Gameplay-wise, it's standard survival horror fare: you can only hold six items at a time, and most of the gameplay is a mix of puzzle-solving and fetch quests. There's the occasional shootout, but ammo and health are constantly in short supply. As someone who often finds this type of gameplay tedious, they do a nice job of switching things up enough (and making you constantly fear for your life enough) that you don't get bored.

I haven't beaten the game yet, but so far: 10/10, no notes, I love my robot space lesbians.

2) Mushroom Coffee

If you're the type of millenial who has aged into tummy problems, you've probably seen ads for mushroom coffee. It's a blend of various healthy shrooms with about as much caffeine as half a cup of coffee. I've been trying different brands out for a while - I started with Instagram-omnipresent Ryze before switching to Atlas Coffee Club at the recommendation of Bon Appetit. Atlas is definitely more coffee-like than Ryze, which tasted like weak mushroom juice.

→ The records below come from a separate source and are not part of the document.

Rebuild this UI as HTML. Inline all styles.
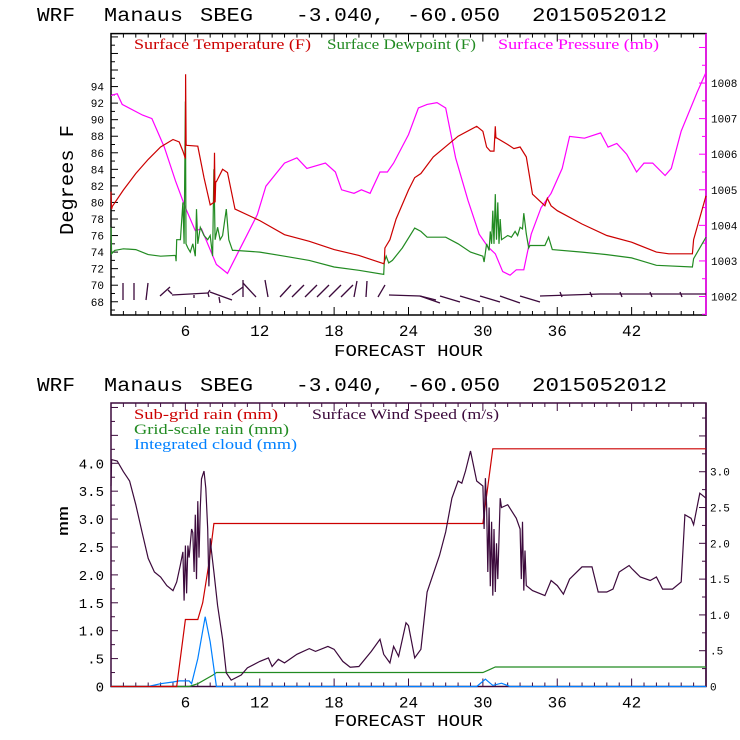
<!DOCTYPE html>
<html><head><meta charset="utf-8">
<style>
html,body{margin:0;padding:0;background:#fff;}
svg{display:block;}
text{font-family:"Liberation Mono",monospace;}
.leg{font-family:"Liberation Serif",serif;font-size:15px;}
</style></head>
<body>
<svg id="chart" width="740" height="740" viewBox="0 0 740 740" xmlns="http://www.w3.org/2000/svg">
<rect width="740" height="740" fill="#fff"/>
<g font-size="19">
<text x="37" y="21" textLength="38" lengthAdjust="spacingAndGlyphs">WRF</text>
<text x="104" y="21" textLength="79" lengthAdjust="spacingAndGlyphs">Manaus</text>
<text x="200" y="21" textLength="53" lengthAdjust="spacingAndGlyphs">SBEG</text>
<text x="296" y="21" textLength="89" lengthAdjust="spacingAndGlyphs">-3.040,</text>
<text x="407" y="21" textLength="93" lengthAdjust="spacingAndGlyphs">-60.050</text>
<text x="532" y="21" textLength="135" lengthAdjust="spacingAndGlyphs">2015052012</text>
</g>
<g font-size="19">
<text x="37" y="391" textLength="38" lengthAdjust="spacingAndGlyphs">WRF</text>
<text x="104" y="391" textLength="79" lengthAdjust="spacingAndGlyphs">Manaus</text>
<text x="200" y="391" textLength="53" lengthAdjust="spacingAndGlyphs">SBEG</text>
<text x="296" y="391" textLength="89" lengthAdjust="spacingAndGlyphs">-3.040,</text>
<text x="407" y="391" textLength="93" lengthAdjust="spacingAndGlyphs">-60.050</text>
<text x="532" y="391" textLength="135" lengthAdjust="spacingAndGlyphs">2015052012</text>
</g>
<g id="top"></g>
<g id="bot"></g>
<text x="334" y="356" font-size="17" textLength="149" lengthAdjust="spacingAndGlyphs">FORECAST HOUR</text>
<text x="334" y="726" font-size="17" textLength="149" lengthAdjust="spacingAndGlyphs">FORECAST HOUR</text>
<text transform="translate(73,235) rotate(-90)" font-size="19" textLength="110" lengthAdjust="spacingAndGlyphs">Degrees F</text>
<text transform="translate(68,536) rotate(-90)" font-size="15" textLength="30" lengthAdjust="spacingAndGlyphs">mm</text>
<text class="leg" x="134" y="49" fill="#cc0000" textLength="177" lengthAdjust="spacingAndGlyphs">Surface Temperature (F)</text>
<text class="leg" x="327" y="49" fill="#228b22" textLength="149" lengthAdjust="spacingAndGlyphs">Surface Dewpoint (F)</text>
<text class="leg" x="498" y="49" fill="#ff00ff" textLength="161" lengthAdjust="spacingAndGlyphs">Surface Pressure (mb)</text>
<text class="leg" x="134" y="419" fill="#cc0000" textLength="144" lengthAdjust="spacingAndGlyphs">Sub-grid rain (mm)</text>
<text class="leg" x="312" y="419" fill="#3c0a3c" textLength="187" lengthAdjust="spacingAndGlyphs">Surface Wind Speed (m/s)</text>
<text class="leg" x="134" y="434" fill="#228b22" textLength="155" lengthAdjust="spacingAndGlyphs">Grid-scale rain (mm)</text>
<text class="leg" x="134" y="449" fill="#0080ff" textLength="163" lengthAdjust="spacingAndGlyphs">Integrated cloud (mm)</text>
</svg>
<script>
const xTicks=[6,12,18,24,30,36,42];
const tempTicks=[68,70,72,74,76,78,80,82,84,86,88,90,92,94];
const presTicks=[1002,1003,1004,1005,1006,1007,1008];
const mmTicks=[0,0.5,1,1.5,2,2.5,3,3.5,4];
const mmTickLabels=["0",".5","1.0","1.5","2.0","2.5","3.0","3.5","4.0"];
const windTicks=[0,0.5,1,1.5,2,2.5,3];
const windTickLabels=["0",".5","1.0","1.5","2.0","2.5","3.0"];

const tempHours=[0,0.05,0.1,1,2,3,4,5,5.5,5.8,6,6.02,6.06,6.1,7,7.5,8,8.3,8.35,8.4,8.45,8.5,9,9.4,10,12,14,16,18,20,22,22.05,22.1,22.5,23,24,24.5,25,26,28,29.5,30,30.3,30.6,30.9,31,31.05,31.1,32,32.5,33,33.5,34,35,35.2,35.5,36,38,40,42,44,45,46.9,47,48];
const tempValues=[81.3,79.2,79.5,81.5,83.5,85.2,86.7,87.6,87.3,86.2,85.3,95.5,87,86.9,86.8,83,79.7,80,86,80,82.5,82.5,84,83.6,79.2,77.8,76.1,75.3,74.3,73.6,72.6,72.8,74.5,75.5,78,81.5,83,83.5,85.5,88,89.2,88.6,86.7,86.2,86.2,89.2,87.8,87.8,87,86.5,86.7,85.5,81,79.6,80.5,79.6,79,77.4,76,75.2,74,73.8,73.8,75.5,80.8];
const dewHours=[0,0.05,0.3,1,2,3,4,5.2,5.25,5.3,5.6,5.8,5.9,6.0,6.05,6.2,6.4,6.6,6.8,6.9,7.0,7.2,7.5,7.8,8.0,8.2,8.3,8.4,8.6,8.8,9.0,9.3,9.5,9.8,10,12,14,16,18,20,22,22.05,22.2,22.4,22.7,23.5,24.5,25,25.5,27,28,29,30,30.1,30.3,30.5,30.6,30.7,30.8,30.9,31.0,31.1,31.2,31.3,31.4,31.5,32,32.3,32.6,32.8,33.0,33.2,33.3,33.5,33.7,33.8,35,35.3,35.6,38,40,42,44,46.9,47,48];
const dewValues=[77,73.8,74.2,74.4,74.3,73.7,73.5,73.6,72.9,75.5,75.5,80,75,92.2,75,74.5,74,75,73.5,79.2,75,77,76,75.5,76,73.5,84,75.5,77,75.5,76,79.2,75.5,74.2,74.2,74,73.5,73,72.2,71.8,71.3,72.8,73.5,72.7,73,74.5,76.9,76.5,75.8,75.8,75,74,73.5,72.8,75,74.2,76.5,75,79,75,81,75.5,80,75,78,75.5,76,75.8,76.5,76,77,76.8,78.7,76.2,74.5,74.8,74.8,75.8,74.3,74,73.7,73.3,72.4,72.2,73.2,75.8];
const presHours=[0,0.5,0.9,2.55,3.3,4.3,5.2,6,6.8,7.3,7.9,8.5,9.4,10.2,11,11.8,12.5,13.3,14,15,15.8,17.3,18.1,18.6,19.6,20.2,20.9,21.7,22.3,22.8,24,24.8,25.5,26.3,27,27.8,28.8,29.7,30.4,31,31.6,32.2,32.7,33.3,33.9,34.7,35.5,36.4,37,38.2,39.5,40.1,40.8,41.6,42.4,43,43.7,44.7,45.2,46,47.3,48];
const presValues=[1007.65,1007.7,1007.4,1007.1,1007.0,1006.2,1005.25,1004.5,1003.85,1003.9,1003.4,1002.9,1002.65,1003.2,1003.75,1004.3,1005.1,1005.45,1005.75,1005.9,1005.6,1005.75,1005.5,1005.0,1004.9,1005.0,1004.9,1005.5,1005.5,1005.75,1006.55,1007.3,1007.4,1007.45,1007.3,1005.9,1004.7,1003.75,1003.4,1003.2,1002.7,1002.6,1002.75,1002.75,1003.75,1004.5,1004.9,1005.6,1006.5,1006.45,1006.6,1006.2,1006.3,1006.0,1005.5,1005.75,1005.75,1005.4,1005.6,1006.65,1007.75,1008.3];

const subHours=[0,5.3,6,7,7.4,7.9,8.3,30,30.8,48];
const subValues=[0,0,1.2,1.2,1.5,2.2,2.92,2.92,4.26,4.26];
const gridHours=[0,6.3,7,8.2,8.5,30,30.5,31,48];
const gridValues=[0,0,0.05,0.2,0.25,0.25,0.3,0.35,0.35];
const cloudHours=[0,3,4,5,5.5,6.3,6.5,7,7.6,8,8.5,29.5,30.2,30.8,31.5,32.2,48];
const cloudValues=[0,0,0.05,0.08,0.1,0.1,0.05,0.5,1.25,0.8,0,0,0.13,0.02,0.06,0,0];
const windHours=[0,0.05,0.5,1,1.5,2,2.5,3,3.5,4,4.5,5,5.3,5.6,5.8,5.9,6.0,6.1,6.2,6.3,6.5,6.6,6.7,6.8,6.9,7.0,7.1,7.2,7.3,7.5,7.65,7.8,7.9,8.0,8.1,8.3,8.6,9,9.3,9.7,10.5,11,12,12.7,13,13.5,14,15,16,16.5,17.5,18,18.7,19.3,20,21,21.7,22,22.5,22.8,23.2,23.8,24,24.5,25,25.5,26.5,27,27.5,28,28.3,28.6,29,29.5,30,30.1,30.2,30.3,30.4,30.5,30.6,30.7,30.8,30.9,31.0,31.1,31.2,31.4,31.5,32,32.7,33.0,33.1,33.2,33.3,33.4,33.5,34,35,35.5,36,36.5,37,38,38.8,39.3,40,40.5,41,41.8,42,42.7,43.5,44,44.5,45.3,46,46.3,46.8,47,47.5,48];
const windValues=[2.8,3.17,3.15,3.0,2.87,2.54,2.16,1.79,1.6,1.53,1.41,1.34,1.46,1.7,1.88,1.2,1.97,1.3,1.97,1.8,2.2,2.15,1.6,2.4,1.5,2.59,1.8,2.5,2.9,3.01,2.77,2.2,1.4,2.07,1.9,1.6,1.13,0.66,0.19,0.09,0.16,0.26,0.35,0.4,0.28,0.38,0.33,0.45,0.53,0.49,0.56,0.52,0.35,0.27,0.28,0.49,0.66,0.45,0.33,0.56,0.42,0.89,0.85,0.4,0.52,1.32,1.83,2.16,2.63,2.87,2.84,3.01,3.29,2.87,2.8,2.2,2.91,2.54,1.6,2.5,1.4,2.3,1.27,2.2,1.32,2.0,1.5,2.63,2.5,2.54,2.35,2.2,1.5,2.3,1.34,1.9,1.41,1.34,1.27,1.48,1.41,1.29,1.5,1.67,1.67,1.32,1.32,1.36,1.6,1.69,1.65,1.53,1.48,1.53,1.36,1.36,1.46,2.4,2.35,2.26,2.7,2.63];

const NS='http://www.w3.org/2000/svg';
const L=111,R=706;
const xS=h=>L+(R-L)*h/48;
const T1=33.6,B1=315;
const yT=v=>B1-(v-66.4)/(100.4-66.4)*(B1-T1);
const yP=v=>B1-(v-1001.48)/(1009.39-1001.48)*(B1-T1);
const T2=403,B2=686.5;
const yM=v=>B2-v/5.08*(B2-T2);
const yW=v=>B2-v/3.96*(B2-T2);

function mk(parent,tag,attrs){const e=document.createElementNS(NS,tag);for(const k in attrs)e.setAttribute(k,attrs[k]);parent.appendChild(e);return e;}
function line(parent,hs,vs,yf,color,name){
  let d='';hs.forEach((h,i)=>{d+=(i?'L':'M')+xS(h).toFixed(1)+','+yf(vs[i]).toFixed(1);});
  const p=mk(parent,'path',{d:d,fill:'none',stroke:color,'stroke-width':1.2});
  
  
}
function axes(g,T,B,leftCol,rightCol,name){
  const fr=mk(g,'rect',{x:L,y:T,width:R-L,height:B-T,fill:'none',stroke:leftCol,'stroke-width':1.5});
  
  
  mk(g,'line',{x1:R,y1:T,x2:R,y2:B,stroke:rightCol,'stroke-width':1.5});
  for(let h=1;h<48;h++){const x=xS(h);const len=h%6===0?8:4;
    mk(g,'line',{x1:x,y1:B,x2:x,y2:B-len,stroke:leftCol,'stroke-width':1});
    mk(g,'line',{x1:x,y1:T,x2:x,y2:T+len,stroke:leftCol,'stroke-width':1});}
  xTicks.forEach(h=>{const t=mk(g,'text',{x:xS(h),y:B+21,'font-size':16,'text-anchor':'middle'});t.textContent=h;
    
    });
}
const gt=document.getElementById('top');
axes(gt,T1,B1,'#000','#ff00ff','top');
for(let v=67;v<=100;v++){const y=yT(v);mk(gt,'line',{x1:L,y1:y,x2:L+(v%2===0?7:4),y2:y,stroke:'#000','stroke-width':1});}
tempTicks.forEach(v=>{const t=mk(gt,'text',{x:104,y:yT(v)+4,'font-size':11,'text-anchor':'end'});t.textContent=v;
  
  });
for(let v=1001.5;v<=1009.3;v+=0.5){const y=yP(v);mk(gt,'line',{x1:R,y1:y,x2:R-(Number.isInteger(v)?7:4),y2:y,stroke:'#ff00ff','stroke-width':1});}
presTicks.forEach(v=>{const t=mk(gt,'text',{x:711,y:yP(v)+4,'font-size':11});t.textContent=v;
  
  });
line(gt,presHours,presValues,yP,'#ff00ff','pressure-line');
line(gt,dewHours,dewValues,yT,'#228b22','dewpoint-line');
line(gt,tempHours,tempValues,yT,'#cc0000','temperature-line');
const barbs=[[123,283,123,300],[134,283,134,300],[148,283,146,300],[160,296,170,287],[168,290,172,294],
[172,295,208,293],[208,293,209,297],[194,295,194,298],[208,293,210,290],[210,292,232,300],[219,297,220,303],
[232,295,243,287],[243,280,243,297],[243,283,256,297],[265,280,268,297],[280,297,291,285],[292,297,304,285],[305,297,317,285],[317,297,329,285],[329,297,341,285],[341,297,353,285],[354,297,357,281],[366,297,367,281],[378,297,385,285],
[389,295,420,296],[420,296,436,300],[420,296,440,303],[440,296,460,302],[460,296,480,302],[480,296,500,302],[500,296,520,303],[520,296,540,302],[540,296,600,294],[560,292,562,297],[590,292,592,297],[600,294,706,294],[620,292,622,297],[650,292,652,297],[680,292,682,297]];
barbs.forEach(b=>{const l=mk(gt,'line',{x1:b[0],y1:b[1],x2:b[2],y2:b[3],stroke:'#3c0a3c','stroke-width':1.3});
  
  });
const gb=document.getElementById('bot');
axes(gb,T2,B2,'#3c0a3c','#3c0a3c','bottom');
for(let v=0.25;v<5.08;v+=0.25){const y=yM(v);mk(gb,'line',{x1:L,y1:y,x2:L+(v*2%1===0?7:4),y2:y,stroke:'#3c0a3c','stroke-width':1});}
for(let v=0.25;v<3.96;v+=0.25){const y=yW(v);mk(gb,'line',{x1:R,y1:y,x2:R-(v*2%1===0?7:4),y2:y,stroke:'#3c0a3c','stroke-width':1});}
mmTicks.forEach((v,i)=>{const t=mk(gb,'text',{x:104,y:yM(v)+5,'font-size':14,'text-anchor':'end'});t.textContent=mmTickLabels[i];
  
  });
windTicks.forEach((v,i)=>{const t=mk(gb,'text',{x:710,y:yW(v)+4,'font-size':11});t.textContent=windTickLabels[i];
  
  });
line(gb,gridHours,gridValues,yM,'#228b22','grid-rain-line');
line(gb,cloudHours,cloudValues,yM,'#0080ff','cloud-line');
line(gb,subHours,subValues,yM,'#cc0000','subgrid-rain-line');
line(gb,windHours,windValues,yW,'#3c0a3c','wind-speed-line');
</script>
</body></html>
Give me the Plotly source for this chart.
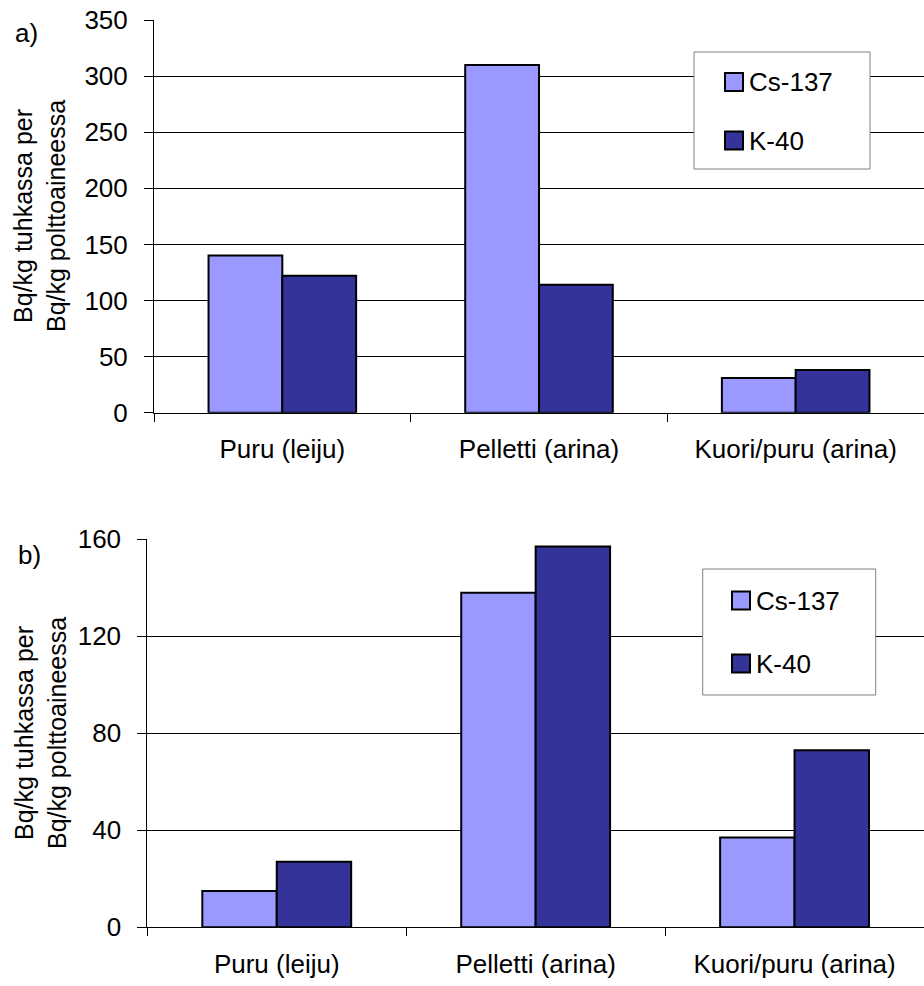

This is the latest in a long line of Weird Things I Consume, and if you're a coffee person you probably won't be converted, but I've been looking for a caffeine source that doesn't upset my stomach or give me jitters and so far I've been pleasantly surprised by mushroom coffee. The alleged health benefits are probably bunk, but it's also probably not worse for you than coffee, and it's definitely been better on my stomach and my nerves. 7/10, hopefully this doesn't turn out to be 50% lead in five years.